Tober Eunna, Bunmore, Co. Mayo
Co. Mayo |
Holy Sites & Wells
In the townland of Bunmore in County Mayo, a holy well bears the name Tober Eunna, a placename that quietly carries centuries of local devotion within it.
Holy wells, known in Irish as tobar, were focal points of pre-Christian and later Christianised ritual across Ireland, typically associated with a named saint and visited on a particular feast day in a practice called a pattern, from the Irish patrún. The name Eunna likely refers to a local or regional saint, though variants of the name appear across Connacht in different forms, suggesting a figure whose cult spread through oral tradition rather than formal ecclesiastical record.
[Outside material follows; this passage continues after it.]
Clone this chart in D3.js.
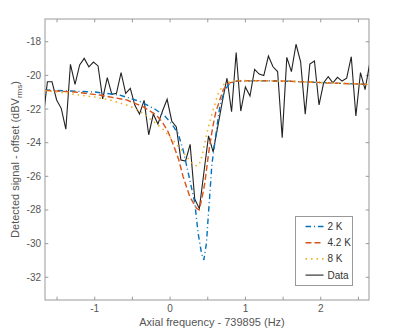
<!DOCTYPE html>
<html>
<head>
<meta charset="utf-8">
<script src="https://cdn.jsdelivr.net/npm/d3@7"></script>
<style>
  body { margin: 0; background: #fff; }
  text { font-family: "Liberation Sans", Arial, sans-serif; }
</style>
</head>
<body>
<script>
// measured trace: uniform frequency grid, offset from 739895 Hz
var freqStart = -1.689;
var freqStep = 0.0611;
var dataValues = [
  -22.65, -20.38, -20.38, -21.46, -21.96, -23.20, -19.34, -20.53, -19.38, -18.99,
  -19.49, -19.21, -19.44, -21.40, -20.14, -21.13, -21.07, -19.84, -21.07, -20.77,
  -21.78, -22.30, -21.49, -23.53, -22.30, -22.89, -22.12, -21.42, -22.71, -23.07,
  -25.03, -25.09, -24.10, -27.35, -27.92, -25.74, -23.60, -24.55, -23.05, -21.55,
  -20.17, -22.16, -18.64, -22.12, -20.69, -21.23, -19.64, -19.92, -20.01, -18.85,
  -19.49, -19.77, -23.70, -18.93, -19.78, -18.15, -19.19, -22.31, -19.33, -19.15,
  -21.76, -20.44, -20.08, -20.44, -20.12, -20.34, -20.17, -18.89, -22.41, -19.84,
  -20.85, -19.30
];

// model curves [freq, dBV]
var fit2K = [
  [-1.660, -20.87], [-1.000, -20.99], [-0.668, -21.17], [-0.402, -21.55], [-0.203, -22.00],
  [-0.070, -22.41], [0.023, -22.89], [0.106, -23.45], [0.173, -24.43], [0.262, -26.22],
  [0.328, -27.58], [0.372, -29.38], [0.417, -30.57], [0.448, -30.97], [0.483, -29.96],
  [0.505, -28.48], [0.527, -27.11], [0.554, -25.33], [0.616, -23.25], [0.660, -21.86],
  [0.726, -20.87], [0.793, -20.47], [0.882, -20.34], [1.191, -20.32], [1.590, -20.35],
  [2.121, -20.45], [2.639, -20.54]
];
var fit42K = [
  [-1.660, -20.89], [-1.266, -20.99], [-0.934, -21.17], [-0.579, -21.46], [-0.359, -21.86],
  [-0.181, -22.36], [-0.093, -22.85], [-0.027, -23.35], [0.023, -23.90], [0.069, -24.43],
  [0.116, -25.03], [0.173, -26.02], [0.262, -27.21], [0.351, -27.90], [0.385, -28.00],
  [0.421, -27.35], [0.461, -26.41], [0.505, -24.85], [0.527, -24.14], [0.571, -22.95],
  [0.607, -22.18], [0.660, -21.46], [0.704, -20.87], [0.770, -20.47], [0.882, -20.34],
  [1.191, -20.31], [1.590, -20.35], [2.121, -20.45], [2.639, -20.54]
];
var fit8K = [
  [-1.660, -20.90], [-1.438, -21.02], [-1.199, -21.17], [-1.000, -21.29], [-0.801, -21.46],
  [-0.535, -21.82], [-0.363, -22.24], [-0.230, -22.71], [-0.097, -23.19], [0.023, -23.78],
  [0.129, -24.32], [0.235, -24.91], [0.315, -25.33], [0.368, -25.39], [0.408, -25.09],
  [0.461, -24.02], [0.505, -23.13], [0.571, -22.06], [0.637, -21.11], [0.704, -20.57],
  [0.793, -20.34], [0.926, -20.31], [1.590, -20.35], [2.121, -20.45], [2.639, -20.54]
];

var seriesNames = ["2 K", "4.2 K", "8 K", "Data"];
var xTicks = [-1, 0, 1, 2];
var xMinorTicks = [-1.5, -1, -0.5, 0, 0.5, 1, 1.5, 2, 2.5];
var yTicks = [-32, -30, -28, -26, -24, -22, -20, -18];

d3.select("body").append("svg")
  .attr("width", 399)
  .attr("height", 332);

var svg = d3.select("svg");

var margin = {
  top: 19,
  right: 30,
  bottom: 32,
  left: 45
}

var width = +svg.attr("width") - margin.left - margin.right
var height = +svg.attr("height") - margin.top - margin.bottom

var xScale = d3.scaleLinear().range([0, width]).domain([-1.66, 2.64]);
var yScale = d3.scaleLinear().range([height, 0]).domain([-33.35, -16.65]);

var g = svg.append("g")
  .attr("transform", "translate(" + margin.left + "," + margin.top + ")");

g.append("clipPath").attr("id", "clip")
  .append("rect").attr("width", width).attr("height", height);

var axisColor = "#999";
var textColor = "#555";

// ticks on all four sides, pointing inward
var tickLen = 3.3;
g.append("g").selectAll("line").data(xMinorTicks).enter().append("line")
  .attr("x1", d => xScale(d)).attr("x2", d => xScale(d))
  .attr("y1", height).attr("y2", height - tickLen)
  .attr("stroke", axisColor);
g.append("g").selectAll("line").data(xMinorTicks).enter().append("line")
  .attr("x1", d => xScale(d)).attr("x2", d => xScale(d))
  .attr("y1", 0).attr("y2", tickLen)
  .attr("stroke", axisColor);
g.append("g").selectAll("line").data(yTicks).enter().append("line")
  .attr("x1", 0).attr("x2", tickLen)
  .attr("y1", d => yScale(d)).attr("y2", d => yScale(d))
  .attr("stroke", axisColor);
g.append("g").selectAll("line").data(yTicks).enter().append("line")
  .attr("x1", width).attr("x2", width - tickLen)
  .attr("y1", d => yScale(d)).attr("y2", d => yScale(d))
  .attr("stroke", axisColor);

g.append("rect")
  .attr("width", width).attr("height", height)
  .attr("fill", "none").attr("stroke", axisColor);

g.append("g").selectAll("text").data(xTicks).enter().append("text")
  .attr("x", d => xScale(d)).attr("y", height + 12)
  .attr("text-anchor", "middle")
  .style("font-size", "10px").attr("fill", textColor)
  .text(d => d);

g.append("g").selectAll("text").data(yTicks).enter().append("text")
  .attr("x", -4).attr("y", d => yScale(d) + 3.5)
  .attr("text-anchor", "end")
  .style("font-size", "10px").attr("fill", textColor)
  .text(d => d);

svg.append("text")
  .attr("x", 212)
  .attr("y", 326)
  .attr("text-anchor", "middle")
  .style("font-size", "11px").attr("fill", textColor)
  .text("Axial frequency - 739895 (Hz)");

var ylab = svg.append("text")
  .attr("transform", "translate(18.5," + (margin.top + height / 2) + ") rotate(-90)")
  .attr("text-anchor", "middle")
  .style("font-size", "11px").attr("fill", textColor);
ylab.append("tspan").text("Detected signal  - offset (dBV");
ylab.append("tspan").attr("dy", 3).style("font-size", "8px").text("rms");
ylab.append("tspan").attr("dy", -3).text(")");

var line = d3.line()
  .x(d => xScale(d[0]))
  .y(d => yScale(d[1]));

var plot = g.append("g").attr("clip-path", "url(#clip)");

var dataPts = dataValues.map((v, i) => [freqStart + i * freqStep, v]);

var styles = [
  { color: "#0072BD", dash: "5.5,3,1,3", w: 1.4, pts: fit2K },
  { color: "#D95319", dash: "6,3", w: 1.4, pts: fit42K },
  { color: "#EDB120", dash: "1.5,4", w: 1.6, pts: fit8K },
  { color: "#222", dash: null, w: 1.1, pts: dataPts }
];

// data underneath, fits on top
plot.append("path")
  .attr("d", line(dataPts))
  .attr("fill", "none").attr("stroke", "#222").attr("stroke-width", 1.1);

styles.slice(0, 3).forEach(function(s) {
  plot.append("path")
    .attr("d", line(s.pts))
    .attr("fill", "none")
    .attr("stroke", s.color)
    .attr("stroke-width", s.w)
    .attr("stroke-dasharray", s.dash);
});

// legend
var leg = svg.append("g").attr("transform", "translate(295.5,216.5)");
leg.append("rect")
  .attr("width", 57).attr("height", 69)
  .attr("fill", "#fff").attr("stroke", axisColor);

seriesNames.forEach(function(name, i) {
  var y = 10 + i * 16.2;
  leg.append("line")
    .attr("x1", 10).attr("x2", 28)
    .attr("y1", y).attr("y2", y)
    .attr("stroke", styles[i].color)
    .attr("stroke-width", styles[i].w)
    .attr("stroke-dasharray", styles[i].dash);
  leg.append("text")
    .attr("x", 32).attr("y", y + 3.5)
    .style("font-size", "10px").attr("fill", "#333")
    .text(name);
});
</script>
</body>
</html>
Beyond its name and its classification as a monument of archaeological interest, the documentary record for this particular well is thin. That silence is itself telling. Thousands of holy wells survive across Ireland, many of them unexcavated, undated, and known mainly through local memory and the persistence of the name in the landscape. Their archaeology tends to consist of the well itself, sometimes stone-lined, occasionally accompanied by a bullaun stone, a rock with a carved hollow used for collecting rainwater believed to have curative properties, or by votive offerings left by visitors over generations. Whether any such features survive at Tober Eunna is not currently documented in the public record.